Consequently, this will not necessarily encompass all the accounting records relevant to a particular company held by an accountant in the course of a professional engagement.

Administrations and liquidations and administration receiverships

In the event that a company becomes subject to an administrative order or is liquidated, it is still possible to exercise a lien over any records of the company where the administrator or receiver has no other way of obtaining them in line with the provisions of the Insolvency Act.

Equally, where an accountant has a lien over the books of a company, the appointment of a receiver does not affect the lien.

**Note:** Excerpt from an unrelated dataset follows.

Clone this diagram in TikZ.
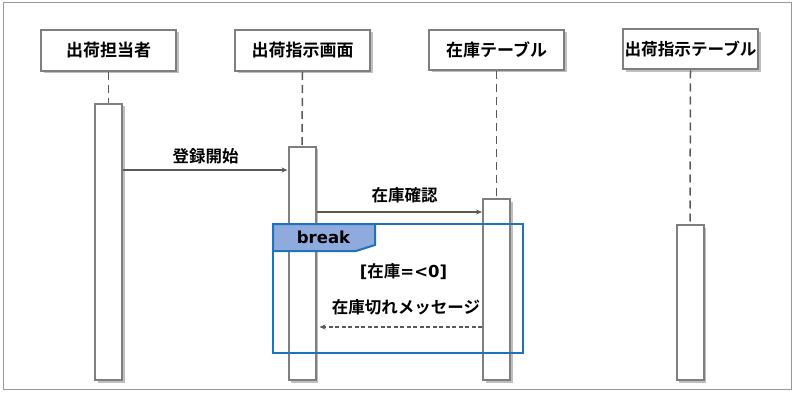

Providing that the above conditions have been met and there are no special exceptions, it may be lawful for an accountant to assert a particular lien over documents belonging to his or her client (e.g. a self-assessment return submitted on the client’s behalf) in respect of which the accountant has performed work (e.g. preparation of the self-assessment) and for which s/he has not been paid.

NOTE: Before seeking to exercise a lien over client property you should consider the information set out within this guidance. For anything but the most straightforward cases, you are strongly encouraged to seek legal advice.

Requests for Handover Documents

There is no prescribed form for requesting handover documents by an incoming accountant and in practice requests can vary depending on the accountant.

An incoming accountant may typically ask to receive some or all of the following:

  • sets of previous accounts
  • schedules
  • fixed asset lists
  • copies of VAT returns

In order to disclose a client’s documents to an incoming accountant, you should have the client’s consent, preferably in writing.

As set out in the guidance above, you may need to think about who owns the documents requested. Most handover requests are for information which belongs to the client, however the position is not always clear.

Where there is a fee dispute with the client concerned and you are considering withholding documents, you are advised to consider this guidance. In more complicated cases, you should also think about obtaining legal advice.

Handover Requests – complying with the Code of Ethics

All Members in Practice must comply with the AIA Code of Ethics, including ethical obligations specifically in relation to changes of professional appointment outlined in parts 210.9 to 210.14 of the Code.

Remember, you could have a complaint made against you if you do not comply with the Code of Ethics and this may result in an investigation under AIA’s Disciplinary Framework. Failing to comply with the Code could give rise to a finding of misconduct by AIA’s Practice Compliance or Disciplinary Committees.

To reduce the likelihood of a misconduct investigation and a complaint being made against you, you should be fully aware of your professional obligations under the AIA Regulations and Code of Ethics and act accordingly.

Changes in professional appointment may give rise to complaints of misconduct being made against members. Common issues include:

  • Outgoing accountant failing to respond at all to a request for professional clearance and/or handover information
  • Outgoing accountant responding unprofessionally or only in part to a request for professional clearance and/ or handover information
  • Insufficient handover information provided by the outgoing accountant
  • All client information being withheld by an outgoing accountant on the basis of outstanding fees
  • Some client information being withheld by an outgoing accountant on the basis of outstanding fees
  • Member restricting or denying access to a client to online platforms or databases due to outstanding fees / fee dispute
  • Incoming accountant failing to seek professional clearance from the outgoing accountant

 

Note: the guidance above does not constitute legal advice and if you are in any doubt you should seek your own professional/legal advice.